My body is no longer
an awkward conveyance,
but a home
whose doors have opened,
whose walls
welcome the sunlight.
The world outside
still clings to its greyscale,
its binaries and lines.
But I,
an expat of those rigid lands,
have found my colours again.
I wear them on my skin,
in my voice,
in the air I draw into lungs
that now breathe with ease.
Here, the light stays on.
Here, there is no border
to cross back.
The destination was never elsewhere—
it was always within me,
waiting for the switch to flip.
Final thoughts …
Being so far removed from the statistical “mean”—as a trans, autistic person navigating platforms designed for the neurotypical, cishetero majority—creates an online experience that can feel isolating and exhausting. The algorithms, geared toward the largest, loudest groups, rarely prioritise content that resonates with me or acknowledges my existence beyond stereotypes or erasure. It’s a constant search for connection amidst a sea of noise, one that often leaves me feeling unseen. And yet, I’ve managed to find a few meaningful connections, friends who make the online experience worthwhile. These relationships are what keep me coming back, even when the broader platform feels fundamentally unwelcoming.

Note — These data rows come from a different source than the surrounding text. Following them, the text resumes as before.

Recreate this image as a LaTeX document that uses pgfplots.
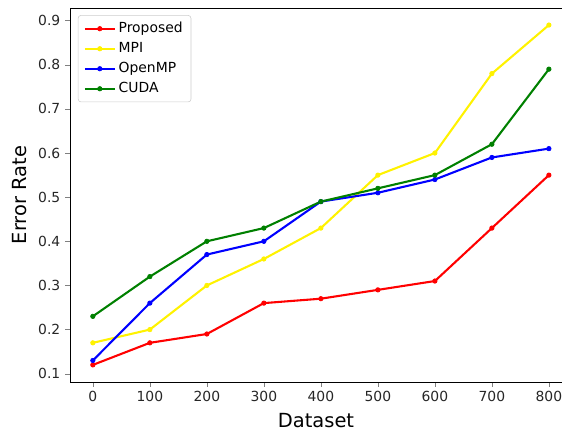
\documentclass[border=0pt]{standalone}
\usepackage{fontspec}
\setmainfont{DejaVu Sans}
\usepackage{pgfplots}
\pgfplotsset{compat=1.18}

\begin{document}
\begin{tikzpicture}
\begin{axis}[
  scale only axis,
  width=354pt,
  height=269pt,
  xmin=-40, xmax=823,
  ymin=0.0815, ymax=0.9285,
  axis y line*=left,
  axis x line*=box,
  xtick pos=left,
  ytick pos=left,
  tick align=outside,
  major tick length=3.5pt,
  xtick={0,100,...,800},
  ytick={0.1,0.2,...,0.9},
  /pgf/number format/assume math mode=true,
  /pgf/number format/fixed,
  /pgf/number format/precision=1,
  scaled ticks=false,
  tick label style={font=\fontsize{10}{12}\selectfont, text=black!85},
  xlabel={Dataset},
  ylabel={Error Rate},
  label style={font=\fontsize{14}{16}\selectfont},
  xlabel style={yshift=-1pt},
  ylabel style={yshift=1pt},
  every axis plot/.append style={line width=1.5pt, mark=*, mark size=1.6pt,
    mark options={line width=0.5pt}},
  legend style={
    at={(0.016,0.981)}, anchor=north west,
    draw=black!20, rounded corners=2pt,
    font=\fontsize{10}{12}\selectfont,
    row sep=1.5pt, inner xsep=4pt, inner ysep=3pt,
    cells={anchor=west},
  },
  legend image code/.code={
    \draw[line width=1.5pt,mark repeat=2,mark phase=2,#1]
      plot coordinates {(0cm,0cm) (0.38cm,0cm) (0.76cm,0cm)};
  },
  clip=false,
]
\addplot[color=red] coordinates {
  (0,0.12) (100,0.17) (200,0.19) (300,0.26) (400,0.27) (500,0.29) (600,0.31) (700,0.43) (800,0.55)};
\addplot[color=yellow] coordinates {
  (0,0.17) (100,0.20) (200,0.30) (300,0.36) (400,0.43) (500,0.55) (600,0.60) (700,0.78) (800,0.89)};
\addplot[color=blue] coordinates {
  (0,0.13) (100,0.26) (200,0.37) (300,0.40) (400,0.49) (500,0.51) (600,0.54) (700,0.59) (800,0.61)};
\addplot[color={rgb,255:red,0;green,128;blue,0}] coordinates {
  (0,0.23) (100,0.32) (200,0.40) (300,0.43) (400,0.49) (500,0.52) (600,0.55) (700,0.62) (800,0.79)};
\legend{Proposed, MPI, OpenMP, CUDA}
\end{axis}
\pgfresetboundingbox
\path ([shift={(-50.4pt,-38.2pt)}]current axis.south west) rectangle ([shift={(0pt,5.8pt)}]current axis.north east);
\end{tikzpicture}
\end{document}
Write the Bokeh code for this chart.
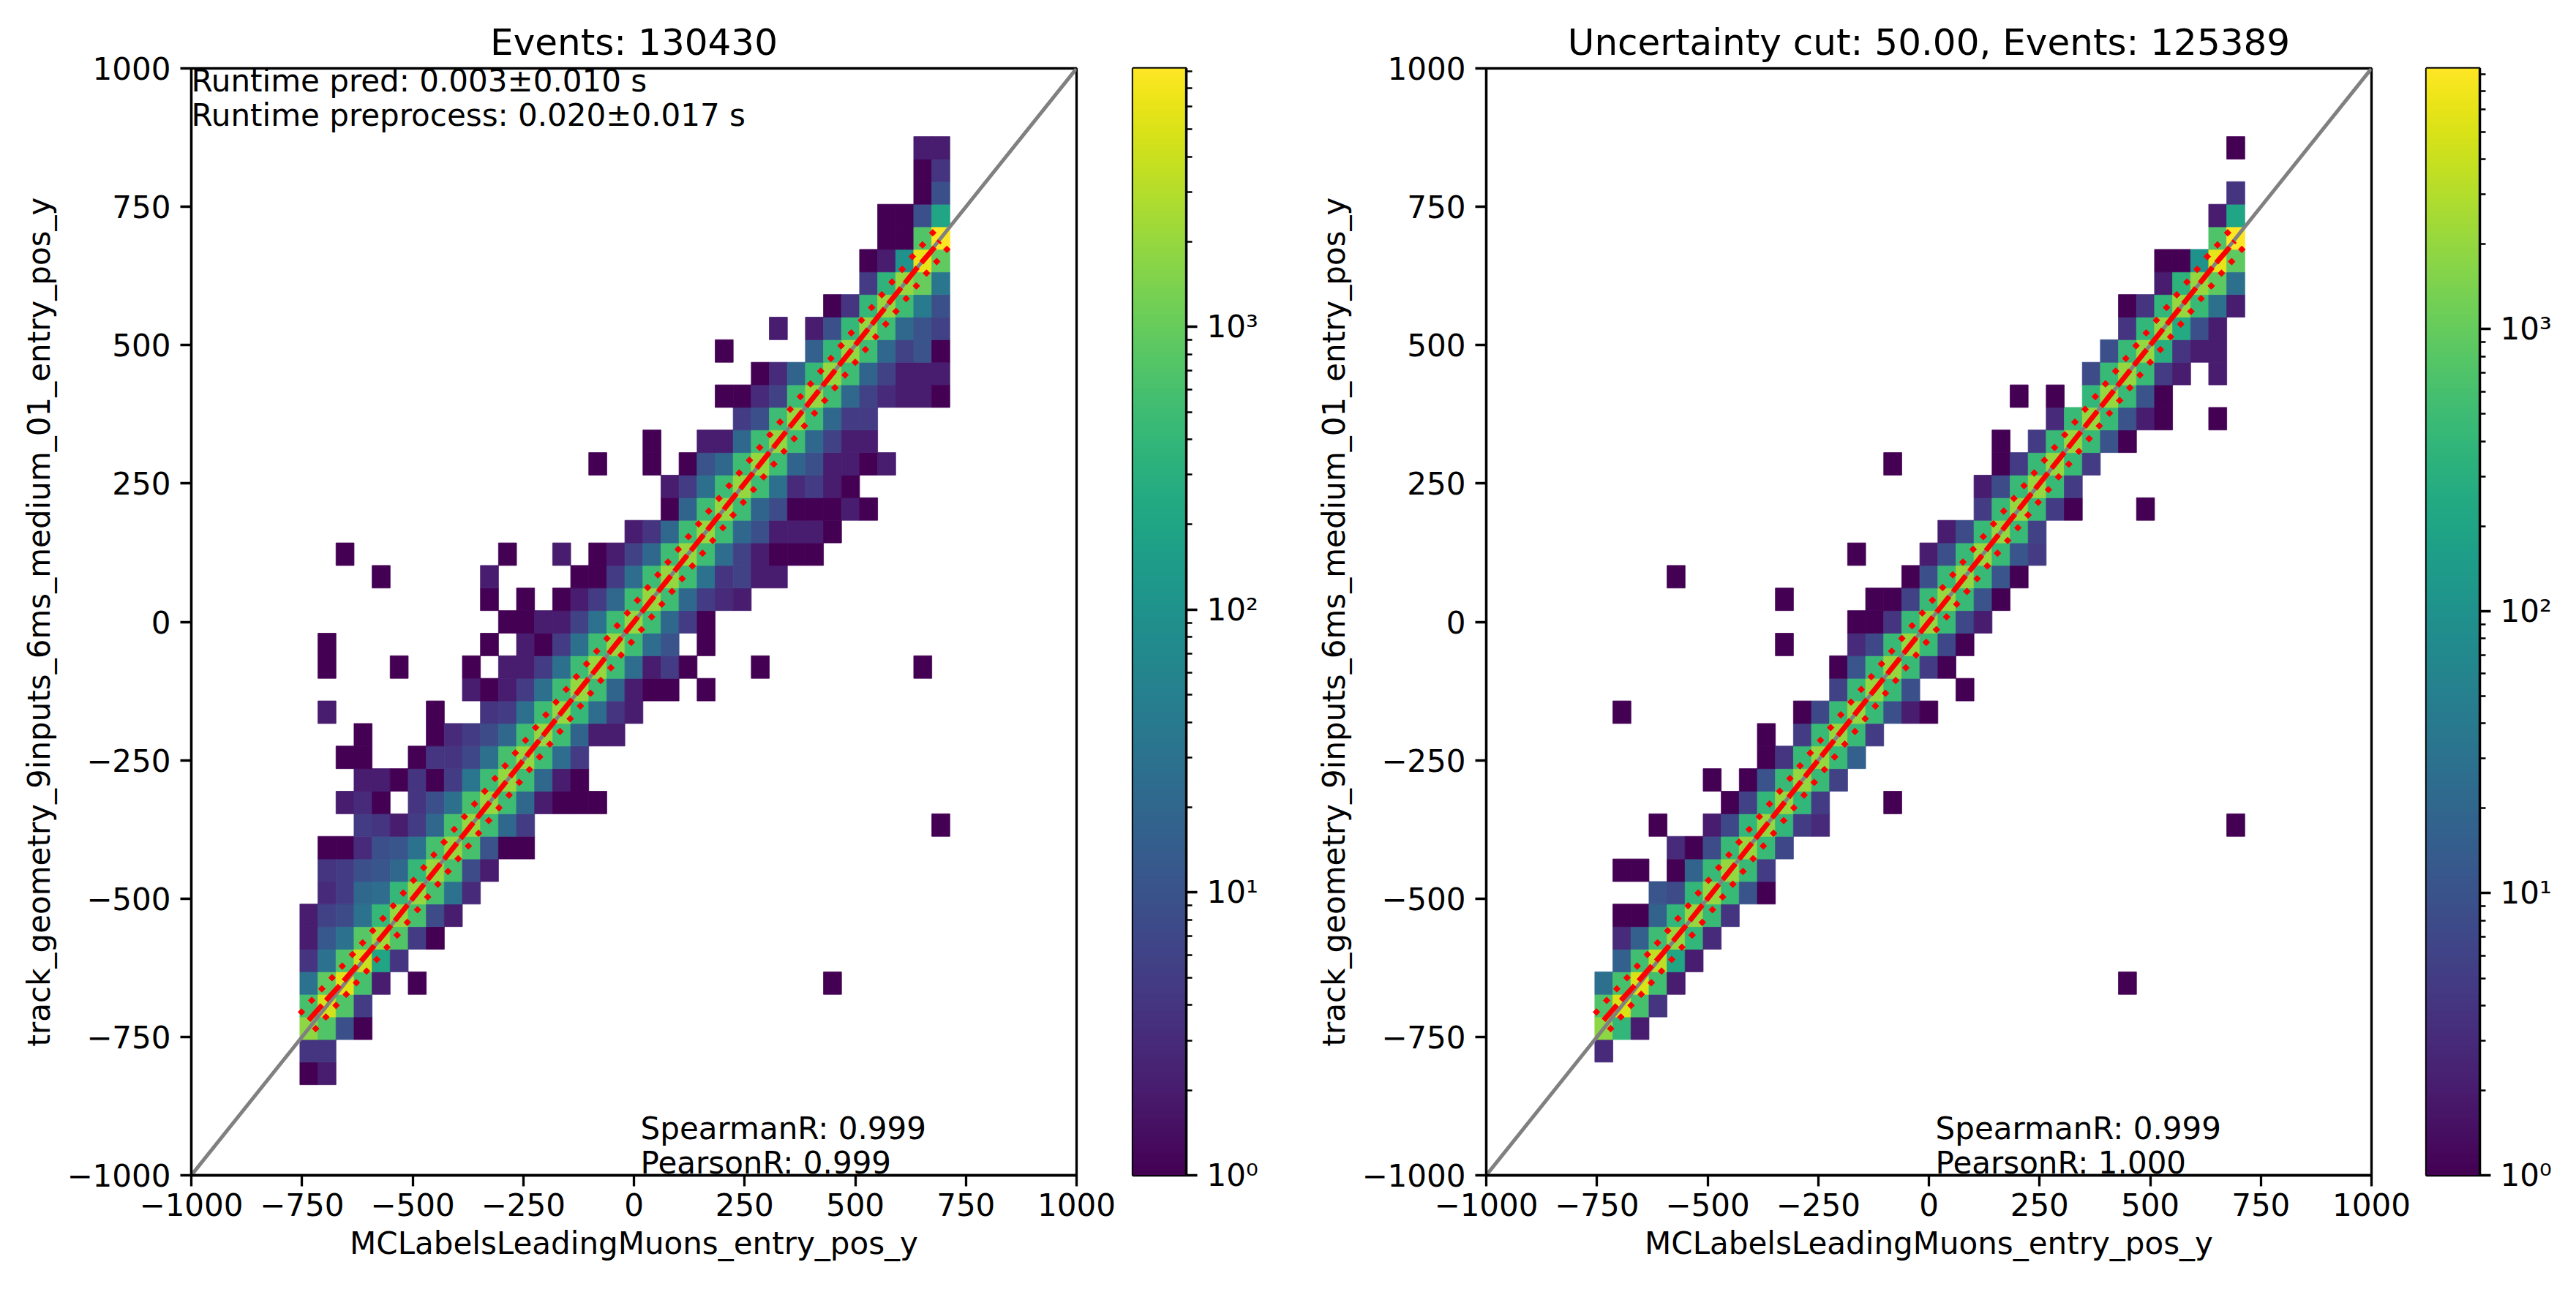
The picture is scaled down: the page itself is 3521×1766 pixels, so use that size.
import numpy as np
from bokeh.plotting import figure
from bokeh.models import ColumnDataSource, Range1d, FixedTicker, Label, LinearColorMapper
from bokeh.transform import log_cmap
from bokeh.palettes import Viridis256
from bokeh.layouts import row
from bokeh.embed import file_html
from bokeh.resources import INLINE

FONT = "DejaVu Sans"

# ---------------- data ----------------
# shared 2D-histogram binning (same edges on both axes)
bin_lo, bin_hi, n_bins = -836.3, 876.9, 42

# (row index, first column index, counts along the row)
left_rows = [
    (0, 2, [1, 2]),
    (1, 2, [4, 4]),
    (2, 2, [1800, 700, 9, 1]),
    (3, 2, [600, 4500, 700, 5]),
    (4, 2, [30, 900, 5500, 600, 2, 0, 1]),
    (5, 2, [4, 30, 700, 4000, 200, 4]),
    (6, 2, [2, 12, 30, 800, 2300, 700, 5, 1]),
    (7, 2, [2, 6, 8, 30, 400, 2000, 600, 8, 2]),
    (8, 3, [3, 5, 20, 25, 400, 2000, 600, 30, 3]),
    (9, 3, [4, 5, 9, 11, 20, 400, 2000, 600, 8, 2]),
    (10, 3, [1, 1, 3, 9, 11, 30, 600, 2000, 600, 10, 1, 1]),
    (11, 5, [5, 4, 2, 5, 20, 600, 2000, 500, 20, 5]),
    (12, 4, [2, 3, 1, 0, 4, 9, 28, 600, 2000, 500, 20, 2, 1, 1, 1]),
    (13, 5, [2, 2, 1, 4, 1, 5, 35, 500, 2000, 500, 20, 2, 1]),
    (14, 4, [1, 1, 0, 0, 1, 4, 4, 7, 28, 600, 2000, 500, 25, 5]),
    (15, 5, [1, 0, 0, 0, 1, 3, 5, 8, 20, 500, 2000, 500, 18, 2, 2]),
    (16, 3, [2, 0, 0, 0, 0, 0, 1, 0, 0, 4, 5, 28, 500, 2000, 400, 25, 4, 2]),
    (17, 11, [2, 1, 2, 5, 28, 500, 2000, 500, 18, 2, 1, 1, 0, 1]),
    (18, 3, [1, 0, 0, 0, 1, 0, 0, 0, 1, 0, 2, 2, 5, 28, 500, 2000, 500, 25, 2, 5, 1, 0, 0, 0, 1]),
    (19, 12, [1, 0, 2, 1, 5, 28, 500, 2000, 500, 25, 10, 0, 1]),
    (20, 13, [1, 1, 2, 2, 6, 30, 500, 2000, 500, 20, 5, 1]),
    (21, 12, [1, 0, 1, 0, 1, 2, 5, 20, 500, 2000, 500, 20, 5, 3, 2]),
    (22, 12, [2, 0, 0, 0, 0, 1, 1, 5, 25, 500, 2000, 500, 30, 4, 6, 2, 2]),
    (23, 13, [1, 0, 0, 2, 0, 1, 2, 6, 20, 500, 2000, 500, 25, 6, 2, 1, 1, 1]),
    (24, 20, [2, 4, 20, 500, 2000, 500, 20, 9, 2, 2, 2, 1]),
    (25, 22, [1, 18, 500, 2000, 500, 18, 8, 1, 1, 1, 2, 1]),
    (26, 22, [2, 5, 28, 500, 2000, 500, 28, 3, 5, 2, 1]),
    (27, 18, [1, 0, 0, 1, 0, 1, 10, 20, 500, 2000, 500, 18, 9, 2, 2, 1, 2]),
    (28, 21, [1, 0, 0, 2, 2, 20, 500, 2000, 500, 20, 6, 2, 2]),
    (29, 26, [5, 9, 500, 2000, 500, 20, 5, 5]),
    (30, 25, [1, 1, 3, 6, 500, 2000, 500, 20, 6, 3, 2, 2, 1]),
    (31, 27, [1, 3, 18, 400, 2000, 500, 18, 6, 2, 2, 2]),
    (32, 25, [1, 0, 0, 0, 0, 16, 400, 2000, 500, 20, 6, 10, 1]),
    (33, 28, [2, 0, 2, 9, 400, 2000, 500, 20, 10, 6]),
    (34, 31, [1, 4, 400, 2000, 500, 40, 9]),
    (35, 33, [5, 350, 2000, 1000, 35]),
    (36, 33, [1, 2, 100, 6000, 900]),
    (37, 34, [1, 1, 700, 8200]),
    (38, 34, [1, 1, 9, 200]),
    (39, 36, [1, 9]),
    (40, 36, [1, 4]),
    (41, 36, [2, 2]),
]
# isolated cells: (row, column, count)
left_outliers = [(4, 31, 1), (11, 37, 1), (18, 36, 1), (19, 3, 1), (22, 6, 1), (23, 4, 1)]

right_rows = [
    (1, 2, [3]),
    (2, 2, [1800, 400, 2]),
    (3, 2, [700, 5000, 600, 4]),
    (4, 2, [28, 600, 5000, 550, 2]),
    (5, 3, [16, 550, 3500, 200, 2]),
    (6, 3, [3, 16, 500, 2000, 400, 3]),
    (7, 3, [1, 1, 18, 400, 2000, 450, 4]),
    (8, 5, [11, 8, 400, 2000, 450, 10, 1]),
    (9, 3, [1, 1, 0, 1, 18, 450, 2000, 450, 5]),
    (10, 6, [3, 1, 8, 450, 2000, 450, 7]),
    (11, 5, [1, 0, 0, 2, 7, 400, 2000, 400, 5, 3]),
    (12, 9, [1, 6, 400, 2000, 400, 5, 0, 0, 0, 1]),
    (13, 8, [1, 0, 1, 10, 450, 2000, 450, 6]),
    (14, 11, [1, 4, 450, 2000, 450, 16]),
    (15, 11, [1, 0, 5, 450, 2000, 450, 5]),
    (16, 13, [1, 7, 450, 2000, 450, 9, 2, 1]),
    (17, 15, [6, 450, 2000, 450, 9, 0, 0, 1]),
    (18, 15, [1, 11, 450, 2000, 450, 5, 1]),
    (19, 12, [1, 0, 0, 0, 3, 7, 450, 2000, 450, 7, 1]),
    (20, 16, [1, 1, 4, 450, 2000, 450, 7, 2]),
    (21, 12, [1, 0, 0, 0, 0, 1, 1, 6, 450, 2000, 450, 10, 1]),
    (22, 19, [1, 9, 450, 2000, 450, 11, 1]),
    (23, 16, [1, 0, 0, 0, 2, 9, 450, 2000, 450, 11, 5]),
    (24, 21, [2, 8, 450, 2000, 450, 6]),
    (25, 23, [5, 450, 2000, 450, 5, 1]),
    (26, 23, [2, 8, 450, 2000, 450, 5]),
    (27, 18, [1, 0, 0, 0, 0, 0, 1, 5, 450, 2000, 450, 5]),
    (28, 24, [1, 0, 5, 450, 2000, 450, 10, 1]),
    (29, 27, [3, 450, 2000, 450, 10, 2, 1]),
    (30, 25, [1, 0, 1, 0, 400, 2000, 450, 10, 1]),
    (31, 29, [8, 450, 2000, 450, 5, 2, 0, 2]),
    (32, 30, [9, 450, 2000, 300, 4, 2, 2]),
    (33, 31, [4, 400, 2000, 250, 9, 2]),
    (34, 31, [1, 4, 400, 2000, 450, 28, 2]),
    (35, 33, [2, 350, 2000, 900, 28]),
    (36, 33, [1, 1, 100, 6000, 900]),
    (37, 36, [700, 8400]),
    (38, 36, [2, 200]),
    (39, 37, [4]),
    (41, 37, [1]),
]
right_outliers = [(4, 31, 1), (11, 37, 1), (16, 3, 1), (22, 6, 1), (25, 32, 1), (29, 36, 1)]

# binned median trend (red) and its spread (red diamonds)
trend_x = [-735, -712, -689, -666, -643, -620, -597, -574, -551, -528, -505, -482, -459,
           -436, -413, -390, -367, -344, -321, -298, -275, -252, -229, -206, -183, -160,
           -137, -114, -91, -68, -45, -22, 1, 24, 47, 70, 93, 116, 139, 162, 185, 208,
           231, 254, 277, 300, 323, 346, 369, 392, 415, 438, 461, 484, 507, 530, 553,
           576, 599, 622, 645, 668, 691]
trend_y = [-720, -699, -678, -658, -637, -616, -595, -573, -551, -528, -505, -482, -459,
           -436, -413, -390, -367, -344, -321, -298, -275, -252, -229, -206, -183, -160,
           -137, -114, -91, -68, -45, -22, 1, 24, 47, 70, 93, 116, 139, 162, 185, 208,
           231, 254, 277, 300, 323, 346, 369, 392, 415, 438, 461, 484, 507, 530, 553,
           576, 599, 622, 645, 666, 688]
spread_x, spread_y = 16, 15

titles = ["Events: 130430", "Uncertainty cut: 50.00, Events: 125389"]
spearman = ["SpearmanR: 0.999", "SpearmanR: 0.999"]
pearson = ["PearsonR: 0.999", "PearsonR: 1.000"]
runtime_lines = ["Runtime pred: 0.003\u00b10.010 s", "Runtime preprocess: 0.020\u00b10.017 s"]
axis_lim = (-1000, 1000)
axis_ticks = [-1000, -750, -500, -250, 0, 250, 500, 750, 1000]
cbar_major = [1, 10, 100, 1000]
cbar_labels = ["10\u2070", "10\u00b9", "10\u00b2", "10\u00b3"]
xlabel = "MCLabelsLeadingMuons_entry_pos_y"
ylabel = "track_geometry_9inputs_6ms_medium_01_entry_pos_y"

# ---------------- layout constants ----------------
FRAME_W, FRAME_H = 1210, 1513
TOP, BOTTOM = 93, 150
TICK_FS, LABEL_FS, TITLE_FS = "42px", "42px", "50px"
SPINE = 3.3

edges = np.linspace(bin_lo, bin_hi, n_bins + 1)


def cell_source(rows, outliers):
    entries = []
    for r, start, counts in rows:
        for j, c in enumerate(counts):
            if c > 0:
                entries.append((r, start + j, c))
    entries += list(outliers)
    d = dict(left=[], right=[], bottom=[], top=[], count=[])
    for r, col, c in entries:
        d["left"].append(edges[col])
        d["right"].append(edges[col + 1])
        d["bottom"].append(edges[r])
        d["top"].append(edges[r + 1])
        d["count"].append(c)
    return ColumnDataSource(d)


def style_axis(ax):
    ax.major_tick_out = 15
    ax.major_tick_in = 0
    ax.minor_tick_out = 0
    ax.minor_tick_in = 0
    ax.major_tick_line_width = SPINE
    ax.major_tick_line_color = "black"
    ax.axis_line_width = SPINE
    ax.axis_line_color = "black"
    ax.major_label_text_font = FONT
    ax.major_label_text_font_size = TICK_FS
    ax.major_label_text_color = "black"
    ax.major_label_standoff = 13
    ax.axis_label_text_font = FONT
    ax.axis_label_text_font_size = LABEL_FS
    ax.axis_label_text_font_style = "normal"
    ax.axis_label_text_color = "black"


def main_fig(rows, outliers, title, sp, pe, border_left, runtime):
    src = cell_source(rows, outliers)
    vmax = max(src.data["count"])
    p = figure(frame_width=FRAME_W, frame_height=FRAME_H,
               min_border_left=border_left, min_border_right=56,
               min_border_top=TOP, min_border_bottom=BOTTOM,
               x_range=Range1d(*axis_lim), y_range=Range1d(*axis_lim),
               toolbar_location=None, output_backend="svg", title=title)
    p.background_fill_color = "white"
    p.border_fill_color = "white"
    p.grid.visible = False
    p.outline_line_color = "black"
    p.outline_line_width = SPINE
    p.outline_line_alpha = 1.0

    cmap = log_cmap("count", Viridis256, low=1, high=vmax)
    p.quad(left="left", right="right", bottom="bottom", top="top", source=src,
           fill_color=cmap, line_color=cmap, line_width=0.8)

    p.line(list(axis_lim), list(axis_lim), line_color="#808080", line_width=5)
    p.line(trend_x, trend_y, line_color="red", line_width=7, line_dash="28 8")
    up_x = [x - spread_x for x in trend_x]
    up_y = [y + spread_y for y in trend_y]
    lo_x = [x + spread_x for x in trend_x]
    lo_y = [y - spread_y for y in trend_y]
    for xs, ys in ((up_x, up_y), (lo_x, lo_y)):
        p.scatter(xs, ys, marker="square", angle=np.pi / 4, size=6.6,
                  fill_color="red", line_color="red", line_width=1)

    for ax in (p.xaxis[0], p.yaxis[0]):
        style_axis(ax)
        ax.ticker = FixedTicker(ticks=axis_ticks)
        ax.major_label_overrides = {t: str(t).replace("-", "\u2212") for t in axis_ticks}
    p.xaxis.axis_label = xlabel
    p.yaxis.axis_label = ylabel
    p.xaxis.major_label_standoff = 9
    p.xaxis.axis_label_standoff = 10
    p.yaxis.axis_label_standoff = 10

    p.title.text_font = FONT
    p.title.text_font_size = TITLE_FS
    p.title.text_font_style = "normal"
    p.title.text_color = "black"
    p.title.align = "center"
    p.title.standoff = 13

    if runtime:
        for i, t in enumerate(runtime):
            p.add_layout(Label(x=axis_lim[0], y=axis_lim[1], text=t, text_baseline="top",
                               text_align="left", text_font=FONT, text_font_size=TICK_FS,
                               text_color="black", y_offset=8 - 47 * i))
    for i, t in enumerate([sp, pe]):
        p.add_layout(Label(x=15, y=axis_lim[0], text=t, text_baseline="middle",
                           text_align="left", text_font=FONT, text_font_size=TICK_FS,
                           text_color="black", y_offset=17 + 47 * (1 - i)))
    return p, vmax


def cbar_fig(vmax, border_left, border_right):
    p = figure(frame_width=73, frame_height=FRAME_H,
               min_border_left=border_left, min_border_right=border_right,
               min_border_top=TOP, min_border_bottom=BOTTOM,
               x_range=Range1d(0, 1), y_range=Range1d(1, vmax), y_axis_type="log",
               y_axis_location="right", toolbar_location=None, output_backend="svg")
    p.grid.visible = False
    p.xaxis.visible = False
    p.border_fill_color = "white"
    p.outline_line_color = "black"
    p.outline_line_width = SPINE
    p.outline_line_alpha = 1.0
    gradient = np.arange(256, dtype=float).reshape(256, 1)
    p.image(image=[gradient], x=0, y=1, dw=1, dh=vmax - 1,
            color_mapper=LinearColorMapper(palette=Viridis256, low=0, high=255))
    minor = []
    for dec in cbar_major:
        for m in range(2, 10):
            if dec * m <= vmax:
                minor.append(dec * m)
    ax = p.yaxis[0]
    style_axis(ax)
    ax.ticker = FixedTicker(ticks=cbar_major, minor_ticks=minor)
    ax.major_label_overrides = dict(zip(cbar_major, cbar_labels))
    ax.minor_tick_out = 8
    ax.minor_tick_line_width = 2.5
    ax.minor_tick_line_color = "black"
    return p


pA, vA = main_fig(left_rows, left_outliers, titles[0], spearman[0], pearson[0], 261, runtime_lines)
cA = cbar_fig(vA, 21, 150)
pB, vB = main_fig(right_rows, right_outliers, titles[1], spearman[1], pearson[1], 260, None)
cB = cbar_fig(vB, 19, 120)

layout = row(pA, cA, pB, cB)
open("out.html", "w").write(file_html(layout, INLINE))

The looming threat of TikTok’s demise feels like another blow to those of us who’ve worked hard to carve out spaces where we can belong. For many, TikTok has been a platform that disrupted the usual dynamics, offering a place where marginalised voices could flourish and narratives beyond the binary could thrive. Its possible collapse feels less like the loss of an app and more like the loss of a rare refuge, a space where people like me could connect, share, and find some semblance of community.
Meanwhile, the shifts on Meta’s platforms in response to political pressure / desires—removing content moderation and fostering environments rife with harm—have only amplified the toxic dynamics that drive so many of us away. The active targeting of marginalised communities, paired with a lack of accountability, has made those platforms unbearable for many. I’ve seen friends and advocates urging us to leave, to abandon spaces that don’t care for us and find new homes elsewhere. But the thought of starting over is terrifying. The labour of building a friend group from scratch, of learning a new platform’s quirks and algorithms, feels overwhelming. It’s not just the mechanics of moving; it’s the fear of losing what little connection I’ve fought to maintain.
The challenge for those of us so far from the mean is that every new platform means starting again, hoping to find enough people who share our wavelength to make the experience meaningful. The emotional toll of repeatedly rebuilding is immense, especially when each step feels precarious, as though the rug might be pulled out from under us again. It’s not just about finding a platform that works—it’s about finding a place that sees us, values us, and allows us to connect without erasure or harm.
Yes it’s hard to rebuild and move all of the friend connections one has made over the years into a new social media platform. Perhaps the social media platforms could build in a “migrate friends” feature to automate the process and provide the friends a consent form where they could opt in or opt out.